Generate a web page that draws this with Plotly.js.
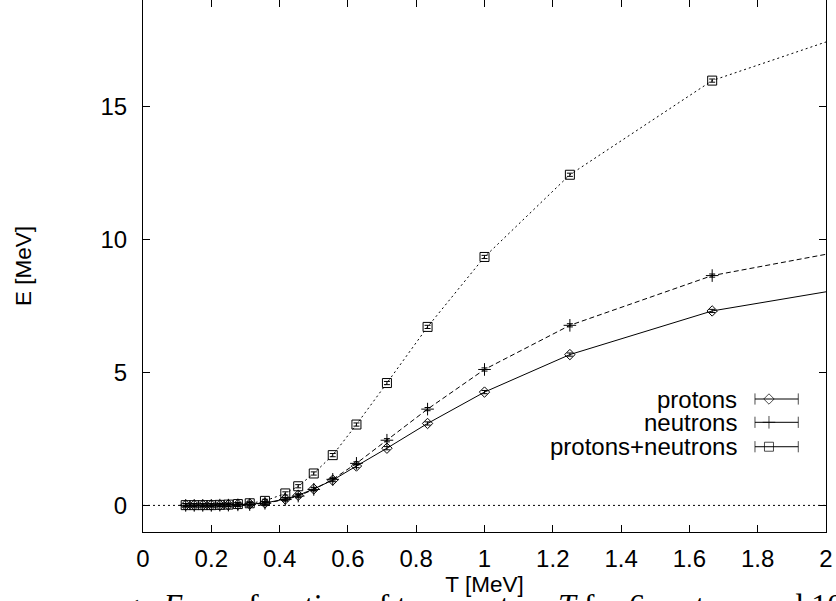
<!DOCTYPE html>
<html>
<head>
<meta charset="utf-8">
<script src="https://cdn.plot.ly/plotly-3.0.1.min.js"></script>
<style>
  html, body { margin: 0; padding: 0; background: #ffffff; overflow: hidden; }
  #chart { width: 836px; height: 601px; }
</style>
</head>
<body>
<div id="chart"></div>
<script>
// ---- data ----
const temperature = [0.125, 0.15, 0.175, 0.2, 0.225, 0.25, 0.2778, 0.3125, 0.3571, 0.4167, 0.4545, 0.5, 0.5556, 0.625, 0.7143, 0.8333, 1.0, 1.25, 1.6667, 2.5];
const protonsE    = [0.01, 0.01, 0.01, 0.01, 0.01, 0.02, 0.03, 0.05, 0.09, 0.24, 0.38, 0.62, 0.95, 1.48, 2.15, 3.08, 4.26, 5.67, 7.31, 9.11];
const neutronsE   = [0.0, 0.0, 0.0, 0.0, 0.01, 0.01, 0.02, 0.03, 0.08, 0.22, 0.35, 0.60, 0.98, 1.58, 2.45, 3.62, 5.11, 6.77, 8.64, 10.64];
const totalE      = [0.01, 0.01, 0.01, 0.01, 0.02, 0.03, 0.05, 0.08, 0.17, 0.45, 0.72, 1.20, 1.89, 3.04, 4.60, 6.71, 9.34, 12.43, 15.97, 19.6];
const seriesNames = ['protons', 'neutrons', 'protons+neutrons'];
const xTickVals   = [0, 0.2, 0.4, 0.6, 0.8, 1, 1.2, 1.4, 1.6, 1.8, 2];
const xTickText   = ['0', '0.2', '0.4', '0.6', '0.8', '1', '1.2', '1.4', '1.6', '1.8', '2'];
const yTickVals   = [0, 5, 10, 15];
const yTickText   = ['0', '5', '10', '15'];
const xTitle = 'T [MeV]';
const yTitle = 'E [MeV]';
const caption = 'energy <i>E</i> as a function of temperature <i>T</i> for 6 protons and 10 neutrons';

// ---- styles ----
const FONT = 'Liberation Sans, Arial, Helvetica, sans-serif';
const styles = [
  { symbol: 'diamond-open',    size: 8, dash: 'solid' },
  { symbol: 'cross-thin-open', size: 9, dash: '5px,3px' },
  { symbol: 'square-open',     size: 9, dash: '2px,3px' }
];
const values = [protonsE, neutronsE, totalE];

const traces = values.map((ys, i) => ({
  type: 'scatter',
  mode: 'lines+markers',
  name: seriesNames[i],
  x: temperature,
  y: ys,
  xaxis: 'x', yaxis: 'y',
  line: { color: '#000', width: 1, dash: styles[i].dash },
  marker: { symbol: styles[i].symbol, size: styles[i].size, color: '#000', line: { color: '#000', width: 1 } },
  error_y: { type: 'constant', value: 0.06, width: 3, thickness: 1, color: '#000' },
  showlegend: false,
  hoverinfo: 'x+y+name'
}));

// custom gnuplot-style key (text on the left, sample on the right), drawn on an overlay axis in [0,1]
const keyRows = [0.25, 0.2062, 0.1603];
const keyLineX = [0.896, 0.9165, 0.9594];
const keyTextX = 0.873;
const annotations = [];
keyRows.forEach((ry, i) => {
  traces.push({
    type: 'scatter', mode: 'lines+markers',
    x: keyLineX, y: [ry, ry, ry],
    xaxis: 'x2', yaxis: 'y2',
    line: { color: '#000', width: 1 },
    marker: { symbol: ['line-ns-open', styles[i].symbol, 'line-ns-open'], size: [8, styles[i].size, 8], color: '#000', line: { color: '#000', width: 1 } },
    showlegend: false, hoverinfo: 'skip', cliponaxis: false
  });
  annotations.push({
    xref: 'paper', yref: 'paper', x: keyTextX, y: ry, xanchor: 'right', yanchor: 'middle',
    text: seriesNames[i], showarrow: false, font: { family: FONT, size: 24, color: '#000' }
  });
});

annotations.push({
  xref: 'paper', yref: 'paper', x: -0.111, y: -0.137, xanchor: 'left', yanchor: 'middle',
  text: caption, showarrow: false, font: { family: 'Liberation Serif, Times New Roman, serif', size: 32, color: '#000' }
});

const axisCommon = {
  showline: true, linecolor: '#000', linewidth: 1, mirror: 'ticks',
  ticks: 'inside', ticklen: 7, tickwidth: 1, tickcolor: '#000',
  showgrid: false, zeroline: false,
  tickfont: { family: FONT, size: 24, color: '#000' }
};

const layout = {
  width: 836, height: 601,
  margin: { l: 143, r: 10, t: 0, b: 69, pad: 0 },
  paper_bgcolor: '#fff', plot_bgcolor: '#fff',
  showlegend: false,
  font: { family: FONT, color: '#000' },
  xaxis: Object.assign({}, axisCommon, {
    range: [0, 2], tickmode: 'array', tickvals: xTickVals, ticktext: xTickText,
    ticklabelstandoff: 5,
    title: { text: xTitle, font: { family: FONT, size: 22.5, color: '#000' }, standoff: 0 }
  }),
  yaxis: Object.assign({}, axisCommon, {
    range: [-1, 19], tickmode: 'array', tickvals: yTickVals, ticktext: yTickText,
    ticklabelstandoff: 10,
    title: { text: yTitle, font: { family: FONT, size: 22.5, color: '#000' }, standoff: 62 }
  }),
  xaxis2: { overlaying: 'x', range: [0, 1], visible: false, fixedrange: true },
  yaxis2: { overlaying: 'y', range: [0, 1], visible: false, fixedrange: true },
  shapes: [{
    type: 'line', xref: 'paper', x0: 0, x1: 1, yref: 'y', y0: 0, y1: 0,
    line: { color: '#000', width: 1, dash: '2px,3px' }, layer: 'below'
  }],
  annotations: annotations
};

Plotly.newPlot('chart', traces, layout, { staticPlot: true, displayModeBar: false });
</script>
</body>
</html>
========
▶ EXERCISE:
Restate the entire listing word for word, excluding pictures.

▶ WRITTEN SOLUTION:
Generate a web page that draws this with Plotly.js.
<!DOCTYPE html>
<html>
<head>
<meta charset="utf-8">
<script src="https://cdn.plot.ly/plotly-3.0.1.min.js"></script>
<style>
  html, body { margin: 0; padding: 0; background: #ffffff; overflow: hidden; }
  #chart { width: 836px; height: 601px; }
</style>
</head>
<body>
<div id="chart"></div>
<script>
// ---- data ----
const temperature = [0.125, 0.15, 0.175, 0.2, 0.225, 0.25, 0.2778, 0.3125, 0.3571, 0.4167, 0.4545, 0.5, 0.5556, 0.625, 0.7143, 0.8333, 1.0, 1.25, 1.6667, 2.5];
const protonsE    = [0.01, 0.01, 0.01, 0.01, 0.01, 0.02, 0.03, 0.05, 0.09, 0.24, 0.38, 0.62, 0.95, 1.48, 2.15, 3.08, 4.26, 5.67, 7.31, 9.11];
const neutronsE   = [0.0, 0.0, 0.0, 0.0, 0.01, 0.01, 0.02, 0.03, 0.08, 0.22, 0.35, 0.60, 0.98, 1.58, 2.45, 3.62, 5.11, 6.77, 8.64, 10.64];
const totalE      = [0.01, 0.01, 0.01, 0.01, 0.02, 0.03, 0.05, 0.08, 0.17, 0.45, 0.72, 1.20, 1.89, 3.04, 4.60, 6.71, 9.34, 12.43, 15.97, 19.6];
const seriesNames = ['protons', 'neutrons', 'protons+neutrons'];
const xTickVals   = [0, 0.2, 0.4, 0.6, 0.8, 1, 1.2, 1.4, 1.6, 1.8, 2];
const xTickText   = ['0', '0.2', '0.4', '0.6', '0.8', '1', '1.2', '1.4', '1.6', '1.8', '2'];
const yTickVals   = [0, 5, 10, 15];
const yTickText   = ['0', '5', '10', '15'];
const xTitle = 'T [MeV]';
const yTitle = 'E [MeV]';
const caption = 'energy <i>E</i> as a function of temperature <i>T</i> for 6 protons and 10 neutrons';

// ---- styles ----
const FONT = 'Liberation Sans, Arial, Helvetica, sans-serif';
const styles = [
  { symbol: 'diamond-open',    size: 8, dash: 'solid' },
  { symbol: 'cross-thin-open', size: 9, dash: '5px,3px' },
  { symbol: 'square-open',     size: 9, dash: '2px,3px' }
];
const values = [protonsE, neutronsE, totalE];

const traces = values.map((ys, i) => ({
  type: 'scatter',
  mode: 'lines+markers',
  name: seriesNames[i],
  x: temperature,
  y: ys,
  xaxis: 'x', yaxis: 'y',
  line: { color: '#000', width: 1, dash: styles[i].dash },
  marker: { symbol: styles[i].symbol, size: styles[i].size, color: '#000', line: { color: '#000', width: 1 } },
  error_y: { type: 'constant', value: 0.06, width: 3, thickness: 1, color: '#000' },
  showlegend: false,
  hoverinfo: 'x+y+name'
}));

// custom gnuplot-style key (text on the left, sample on the right), drawn on an overlay axis in [0,1]
const keyRows = [0.25, 0.2062, 0.1603];
const keyLineX = [0.896, 0.9165, 0.9594];
const keyTextX = 0.873;
const annotations = [];
keyRows.forEach((ry, i) => {
  traces.push({
    type: 'scatter', mode: 'lines+markers',
    x: keyLineX, y: [ry, ry, ry],
    xaxis: 'x2', yaxis: 'y2',
    line: { color: '#000', width: 1 },
    marker: { symbol: ['line-ns-open', styles[i].symbol, 'line-ns-open'], size: [8, styles[i].size, 8], color: '#000', line: { color: '#000', width: 1 } },
    showlegend: false, hoverinfo: 'skip', cliponaxis: false
  });
  annotations.push({
    xref: 'paper', yref: 'paper', x: keyTextX, y: ry, xanchor: 'right', yanchor: 'middle',
    text: seriesNames[i], showarrow: false, font: { family: FONT, size: 24, color: '#000' }
  });
});

annotations.push({
  xref: 'paper', yref: 'paper', x: -0.111, y: -0.137, xanchor: 'left', yanchor: 'middle',
  text: caption, showarrow: false, font: { family: 'Liberation Serif, Times New Roman, serif', size: 32, color: '#000' }
});

const axisCommon = {
  showline: true, linecolor: '#000', linewidth: 1, mirror: 'ticks',
  ticks: 'inside', ticklen: 7, tickwidth: 1, tickcolor: '#000',
  showgrid: false, zeroline: false,
  tickfont: { family: FONT, size: 24, color: '#000' }
};

const layout = {
  width: 836, height: 601,
  margin: { l: 143, r: 10, t: 0, b: 69, pad: 0 },
  paper_bgcolor: '#fff', plot_bgcolor: '#fff',
  showlegend: false,
  font: { family: FONT, color: '#000' },
  xaxis: Object.assign({}, axisCommon, {
    range: [0, 2], tickmode: 'array', tickvals: xTickVals, ticktext: xTickText,
    ticklabelstandoff: 5,
    title: { text: xTitle, font: { family: FONT, size: 22.5, color: '#000' }, standoff: 0 }
  }),
  yaxis: Object.assign({}, axisCommon, {
    range: [-1, 19], tickmode: 'array', tickvals: yTickVals, ticktext: yTickText,
    ticklabelstandoff: 10,
    title: { text: yTitle, font: { family: FONT, size: 22.5, color: '#000' }, standoff: 62 }
  }),
  xaxis2: { overlaying: 'x', range: [0, 1], visible: false, fixedrange: true },
  yaxis2: { overlaying: 'y', range: [0, 1], visible: false, fixedrange: true },
  shapes: [{
    type: 'line', xref: 'paper', x0: 0, x1: 1, yref: 'y', y0: 0, y1: 0,
    line: { color: '#000', width: 1, dash: '2px,3px' }, layer: 'below'
  }],
  annotations: annotations
};

Plotly.newPlot('chart', traces, layout, { staticPlot: true, displayModeBar: false });
</script>
</body>
</html>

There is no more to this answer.